The issue of technology offers one specific example of how this reversal might affect evangelization. Daniélou devotes two chapters to technology. Some of his treatment seems a bit dated, if only because the modern West has embraced and affirmed so many of the social consequences of modern technology that once gave thoughtful people like Daniélou such cause for alarm. To be clear, Daniélou is not anti-technology. He insists that technology is not bad in itself, but that modern science is incapable of guiding it to deeper and higher truths:
It is not human values themselves that are set vibrating by the shock of modern technology but the scientific matrix in which they are embedded. It is the matrix that we must allow to be broken up. It is this of which we must be rid if we are to confront all the circumstances of modern science while continuing to hold that man has an intellect capable of reaching metaphysical as well as scientific truth (52).

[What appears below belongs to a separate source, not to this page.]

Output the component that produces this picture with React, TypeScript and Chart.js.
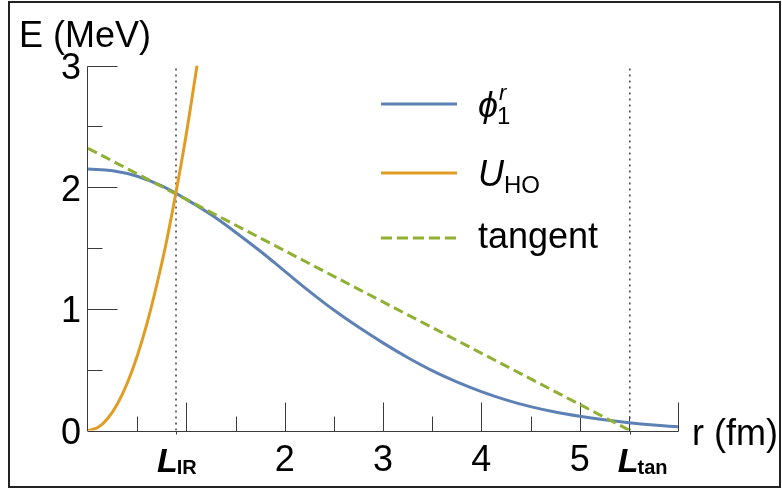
import { useEffect, useRef } from "react";
import { Chart, registerables } from "chart.js";

Chart.register(...registerables);

const W = 782;
const H = 489;

// phi_1^r (MeV) sampled along r (fm)
const rGrid = [0, 0.25, 0.5, 0.75, 1.0, 1.25, 1.5, 1.75, 2.0, 2.25, 2.5, 2.75, 3.0, 3.25, 3.5, 3.75, 4.0, 4.25, 4.5, 4.75, 5.0, 5.25, 5.5, 5.75, 6.0];
const phiValues = [2.15, 2.135, 2.09, 2.01, 1.9, 1.775, 1.63, 1.475, 1.31, 1.145, 0.99, 0.85, 0.72, 0.6, 0.492, 0.4, 0.32, 0.252, 0.196, 0.152, 0.117, 0.088, 0.064, 0.045, 0.031];

// harmonic-oscillator potential U_HO
const uHoR = [0, 0.1, 0.2, 0.3, 0.4, 0.5, 0.6, 0.7, 0.8, 0.9, 1.0, 1.109];
const uHoValues = [0, 0.024, 0.098, 0.22, 0.39, 0.61, 0.88, 1.2, 1.56, 1.98, 2.44, 3.0];

// tangent line at L_IR, reaching zero at L_tan
const tangentR = [0, 5.51];
const tangentE = [2.32, 0];

const L_IR = 0.895;
const L_TAN = 5.51;

const xMin = 0;
const xMax = 6;
const yMin = 0;
const yMax = 3;

const xMajorTicks = [1, 2, 3, 4, 5, 6];
const xMinorTicks = [0.5, 1.5, 2.5, 3.5, 4.5, 5.5];
const xTickValues = [2, 3, 4, 5];
const xTickLabels = ["2", "3", "4", "5"];
const yMajorTicks = [1, 2, 3];
const yMinorTicks = [0.5, 1.5, 2.5];
const yTickValues = [0, 1, 2, 3];
const yTickLabels = ["0", "1", "2", "3"];

const BLUE = "#5E81B5";
const ORANGE = "#E19C24";
const GREEN = "#8FB032";
const AXIS = "#3a3a3a";
const FONT = '"Liberation Sans", Arial, Helvetica, sans-serif';

const pts = (xs: number[], ys: number[]) => xs.map((x, i) => ({ x, y: ys[i] }));

const axesPlugin = {
  id: "plotAxes",
  beforeDatasetsDraw(chart: any) {
    const { ctx } = chart;
    const sx = chart.scales.x;
    const sy = chart.scales.y;
    const px = (v: number) => Math.round(sx.getPixelForValue(v)) + 0.5;
    const py = (v: number) => Math.round(sy.getPixelForValue(v)) + 0.5;
    ctx.save();
    ctx.strokeStyle = AXIS;
    ctx.lineWidth = 1;
    ctx.beginPath();
    // axis lines
    ctx.moveTo(px(0) - 0.5, py(0));
    ctx.lineTo(px(xMax), py(0));
    ctx.moveTo(px(0) - 1, py(0));
    ctx.lineTo(px(0) - 1, py(yMax));
    // x ticks (pointing up)
    xMajorTicks.forEach((v) => {
      ctx.moveTo(px(v), py(0));
      ctx.lineTo(px(v), py(0) - 29);
    });
    xMinorTicks.forEach((v) => {
      ctx.moveTo(px(v), py(0));
      ctx.lineTo(px(v), py(0) - 15);
    });
    // y ticks (pointing right)
    yMajorTicks.forEach((v) => {
      ctx.moveTo(px(0) - 1, py(v));
      ctx.lineTo(px(0) + 29, py(v));
    });
    yMinorTicks.forEach((v) => {
      ctx.moveTo(px(0) - 1, py(v));
      ctx.lineTo(px(0) + 14, py(v));
    });
    // short outer ticks at the two marked lengths
    [L_IR, L_TAN].forEach((v) => {
      ctx.moveTo(px(v), py(0));
      ctx.lineTo(px(v), py(0) + 3);
    });
    ctx.stroke();
    ctx.restore();
  },
  afterDraw(chart: any) {
    const { ctx } = chart;
    const sx = chart.scales.x;
    const sy = chart.scales.y;
    const px = (v: number) => sx.getPixelForValue(v);
    const py = (v: number) => sy.getPixelForValue(v);
    ctx.save();
    ctx.fillStyle = "#000";
    ctx.textBaseline = "alphabetic";

    // axis titles
    ctx.font = `36px ${FONT}`;
    ctx.textAlign = "left";
    ctx.fillText("E (MeV)", 19, 47);
    ctx.fillText("r (fm)", 692, 445);

    // y tick labels
    ctx.textAlign = "right";
    yTickValues.forEach((v, i) => {
      ctx.fillText(yTickLabels[i], px(0) - 7, py(v) + 13.5);
    });

    // x tick labels
    ctx.textAlign = "center";
    xTickValues.forEach((v, i) => {
      ctx.fillText(xTickLabels[i], px(v), 471);
    });

    // L_IR and L_tan labels
    ctx.textAlign = "left";
    const lLabel = (x0: number, sub: string) => {
      ctx.font = `italic bold 34px ${FONT}`;
      ctx.fillText("L", x0, 472);
      const w = ctx.measureText("L").width;
      ctx.font = `bold 20px ${FONT}`;
      ctx.fillText(sub, x0 + w - 1, 474);
    };
    lLabel(px(L_IR) - 19, "IR");
    lLabel(px(L_TAN) - 12, "tan");

    // legend
    const lx0 = 381;
    const lx1 = 457;
    const tx = 478;
    ctx.lineWidth = 3;
    ctx.lineCap = "butt";
    ctx.strokeStyle = BLUE;
    ctx.beginPath();
    ctx.moveTo(lx0, 104);
    ctx.lineTo(lx1, 104);
    ctx.stroke();
    ctx.strokeStyle = ORANGE;
    ctx.beginPath();
    ctx.moveTo(lx0, 173);
    ctx.lineTo(lx1, 173);
    ctx.stroke();
    ctx.strokeStyle = GREEN;
    ctx.setLineDash([11, 5]);
    ctx.beginPath();
    ctx.moveTo(lx0, 238);
    ctx.lineTo(lx1, 238);
    ctx.stroke();
    ctx.setLineDash([]);

    // phi_1^r
    ctx.font = `italic 36px ${FONT}`;
    ctx.fillText("\u03d5", tx, 117);
    const phiW = ctx.measureText("\u03d5").width;
    ctx.font = `italic 22px ${FONT}`;
    ctx.fillText("r", tx + phiW + 1, 100);
    ctx.font = `24px ${FONT}`;
    ctx.fillText("1", tx + phiW - 1, 124);

    // U_HO
    ctx.font = `italic 36px ${FONT}`;
    ctx.fillText("U", tx, 186);
    const uW = ctx.measureText("U").width;
    ctx.font = `24px ${FONT}`;
    ctx.fillText("HO", tx + uW, 193);

    // tangent
    ctx.font = `36px ${FONT}`;
    ctx.fillText("tangent", tx, 248);

    // outer frame
    ctx.strokeStyle = "#222";
    ctx.lineWidth = 2;
    ctx.strokeRect(9, 2, 771, 485);
    ctx.restore();
  },
};

export default function App() {
  const canvasRef = useRef<HTMLCanvasElement | null>(null);

  useEffect(() => {
    const canvas = canvasRef.current;
    if (!canvas) return;
    const chart = new Chart(canvas, {
      type: "line",
      data: {
        datasets: [
          {
            label: "U_HO",
            data: pts(uHoR, uHoValues),
            borderColor: ORANGE,
            borderWidth: 3,
            pointRadius: 0,
            tension: 0.4,
            fill: false,
          },
          {
            label: "tangent",
            data: pts(tangentR, tangentE),
            borderColor: GREEN,
            borderWidth: 3,
            borderDash: [10, 5],
            pointRadius: 0,
            fill: false,
          },
          {
            label: "phi_1^r",
            data: pts(rGrid, phiValues),
            borderColor: BLUE,
            borderWidth: 3,
            pointRadius: 0,
            tension: 0.4,
            fill: false,
          },
          {
            label: "L_IR",
            data: pts([L_IR, L_IR], [yMin, yMax]),
            borderColor: "#333333",
            borderWidth: 1.4,
            borderDash: [2, 4],
            pointRadius: 0,
            fill: false,
          },
          {
            label: "L_tan",
            data: pts([L_TAN, L_TAN], [yMin, yMax]),
            borderColor: "#333333",
            borderWidth: 1.4,
            borderDash: [2, 4],
            pointRadius: 0,
            fill: false,
          },
        ],
      },
      options: {
        animation: false,
        responsive: false,
        devicePixelRatio: 1,
        layout: {
          padding: { left: 88, right: 104, top: 65.5, bottom: 58.5 },
        },
        scales: {
          x: { type: "linear", min: xMin, max: xMax, display: false },
          y: { type: "linear", min: yMin, max: yMax, display: false },
        },
        plugins: {
          legend: { display: false },
          tooltip: { enabled: false },
        },
      },
      plugins: [axesPlugin],
    });
    return () => chart.destroy();
  }, []);

  return (
    <div style={{ position: "fixed", left: 0, top: 0, width: W, height: H, background: "#fff" }}>
      <canvas ref={canvasRef} width={W} height={H} style={{ display: "block" }} />
    </div>
  );
}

The conventional, modern Catholic gloss on this problem has been to assert that Catholic values guide the use of technology. Thus, in our own time, it is not unusual for parish priests to devote a few homilies a year to the dangers of the internet, warning the faithful to stay away from “bad” sites, usually a euphemism for pornography. Daniélou’s great reversal, his emphasis on the social and cultural conditions of faith, would flip the emphasis from content to form.

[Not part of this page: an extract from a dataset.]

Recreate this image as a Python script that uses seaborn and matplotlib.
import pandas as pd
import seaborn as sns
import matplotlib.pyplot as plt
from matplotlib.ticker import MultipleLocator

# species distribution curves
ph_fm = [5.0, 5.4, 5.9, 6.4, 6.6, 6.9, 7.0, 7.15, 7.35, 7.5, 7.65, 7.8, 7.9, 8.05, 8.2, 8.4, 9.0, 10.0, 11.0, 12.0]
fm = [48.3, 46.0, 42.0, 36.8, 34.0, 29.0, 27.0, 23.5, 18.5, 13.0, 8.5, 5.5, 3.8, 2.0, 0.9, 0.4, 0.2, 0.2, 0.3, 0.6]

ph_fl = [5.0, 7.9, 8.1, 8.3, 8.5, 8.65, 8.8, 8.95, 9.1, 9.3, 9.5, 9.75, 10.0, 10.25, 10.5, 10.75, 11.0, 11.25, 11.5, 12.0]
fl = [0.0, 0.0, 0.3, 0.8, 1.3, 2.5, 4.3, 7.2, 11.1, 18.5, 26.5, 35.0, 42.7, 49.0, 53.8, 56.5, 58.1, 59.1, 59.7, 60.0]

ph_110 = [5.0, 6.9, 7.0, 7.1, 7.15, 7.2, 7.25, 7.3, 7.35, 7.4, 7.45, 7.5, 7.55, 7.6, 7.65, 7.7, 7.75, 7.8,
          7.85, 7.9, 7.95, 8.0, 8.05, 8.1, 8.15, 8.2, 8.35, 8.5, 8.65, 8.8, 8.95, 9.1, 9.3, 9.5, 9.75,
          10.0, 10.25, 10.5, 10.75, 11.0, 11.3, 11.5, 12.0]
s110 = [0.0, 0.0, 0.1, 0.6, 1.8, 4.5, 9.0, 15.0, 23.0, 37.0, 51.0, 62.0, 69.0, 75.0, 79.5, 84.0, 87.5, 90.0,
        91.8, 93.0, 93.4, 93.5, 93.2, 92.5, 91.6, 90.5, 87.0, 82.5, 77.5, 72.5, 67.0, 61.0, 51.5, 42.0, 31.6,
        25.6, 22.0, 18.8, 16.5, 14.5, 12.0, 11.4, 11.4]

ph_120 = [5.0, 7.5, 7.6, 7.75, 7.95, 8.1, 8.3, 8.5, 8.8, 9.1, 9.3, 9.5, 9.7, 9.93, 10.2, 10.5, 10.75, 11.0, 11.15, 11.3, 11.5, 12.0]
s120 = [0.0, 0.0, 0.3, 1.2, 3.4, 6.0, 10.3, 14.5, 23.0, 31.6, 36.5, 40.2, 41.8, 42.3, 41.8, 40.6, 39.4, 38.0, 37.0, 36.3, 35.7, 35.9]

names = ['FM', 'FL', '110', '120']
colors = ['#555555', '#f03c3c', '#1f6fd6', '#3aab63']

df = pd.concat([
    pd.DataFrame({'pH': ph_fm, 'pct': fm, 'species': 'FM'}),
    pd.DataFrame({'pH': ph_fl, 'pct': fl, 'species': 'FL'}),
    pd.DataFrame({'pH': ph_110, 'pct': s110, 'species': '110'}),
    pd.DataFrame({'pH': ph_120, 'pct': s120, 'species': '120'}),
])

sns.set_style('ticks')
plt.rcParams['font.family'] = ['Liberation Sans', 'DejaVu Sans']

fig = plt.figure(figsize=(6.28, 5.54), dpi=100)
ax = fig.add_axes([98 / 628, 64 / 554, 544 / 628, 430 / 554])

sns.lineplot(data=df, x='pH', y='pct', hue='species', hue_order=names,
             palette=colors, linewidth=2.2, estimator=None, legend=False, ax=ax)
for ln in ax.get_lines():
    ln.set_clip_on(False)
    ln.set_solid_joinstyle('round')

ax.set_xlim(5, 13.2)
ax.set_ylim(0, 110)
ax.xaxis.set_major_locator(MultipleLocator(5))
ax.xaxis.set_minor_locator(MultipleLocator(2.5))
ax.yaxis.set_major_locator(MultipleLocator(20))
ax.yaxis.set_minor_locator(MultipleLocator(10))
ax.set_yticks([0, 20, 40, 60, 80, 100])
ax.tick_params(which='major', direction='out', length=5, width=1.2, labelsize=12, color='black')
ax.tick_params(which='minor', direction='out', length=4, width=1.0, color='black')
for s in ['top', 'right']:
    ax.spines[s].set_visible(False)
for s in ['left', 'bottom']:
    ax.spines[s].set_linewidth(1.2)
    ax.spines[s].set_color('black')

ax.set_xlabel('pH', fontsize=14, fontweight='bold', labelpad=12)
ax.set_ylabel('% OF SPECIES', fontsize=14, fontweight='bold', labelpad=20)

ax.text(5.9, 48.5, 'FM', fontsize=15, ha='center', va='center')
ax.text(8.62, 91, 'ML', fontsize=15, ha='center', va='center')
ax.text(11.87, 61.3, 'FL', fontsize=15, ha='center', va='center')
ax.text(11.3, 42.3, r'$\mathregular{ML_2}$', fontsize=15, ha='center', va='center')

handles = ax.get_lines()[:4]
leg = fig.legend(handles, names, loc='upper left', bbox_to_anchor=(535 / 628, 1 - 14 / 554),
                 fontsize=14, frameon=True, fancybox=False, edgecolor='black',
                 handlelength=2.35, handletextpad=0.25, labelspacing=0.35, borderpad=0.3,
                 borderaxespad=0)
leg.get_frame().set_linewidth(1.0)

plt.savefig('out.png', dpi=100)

Were Daniélou alive today, I suspect that he would argue that the problem with the internet (not to mention “smart” phones) is less the way we use it than how it uses us: a restructuring of our life, not just our work life but our leisure and social life as well, to conform to the demands of the technology. Thus, disembodied “social” media increasingly becomes the norm for human interaction, even for formation in the faith. Were the internet to be purged of all morally objectionable content, it would still corrode the bonds of community that Daniélou judges essential to the survival of the faith of the poor. The Church is always something more than face-to-face relations, but the Mystical Body of Christ should not be confused with its simulacrum, the Virtual Body of Christ.

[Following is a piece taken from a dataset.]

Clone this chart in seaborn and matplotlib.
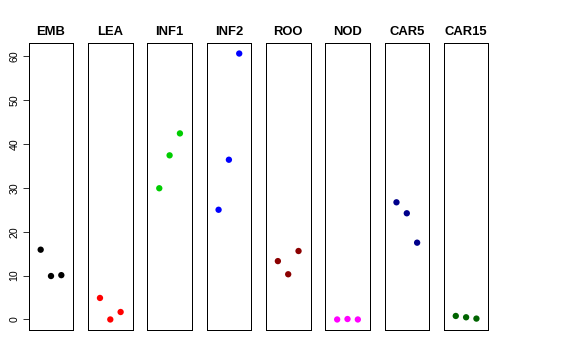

Few heeded Daniélou’s warnings in his own time, so his work remains fresh and vital today. Sadly, the forces working against Daniélou in 1965 remain vital, if somewhat less than fresh. Modern Catholics are, for the most part, all too comfortable with the social and cultural conditions of modern life. Liberals might wish for a more equitable distribution of wealth, conservatives might wish to see an end to abortion, but the majority see the material prosperity of middle-class Western life, either as aspiration or achievement, as a non-negotiable. Thus, half of American Catholics vote Democratic, while the other half vote Republican.
Those looking for a deeper politics should start with Daniélou’s Prayer as a Political Problem.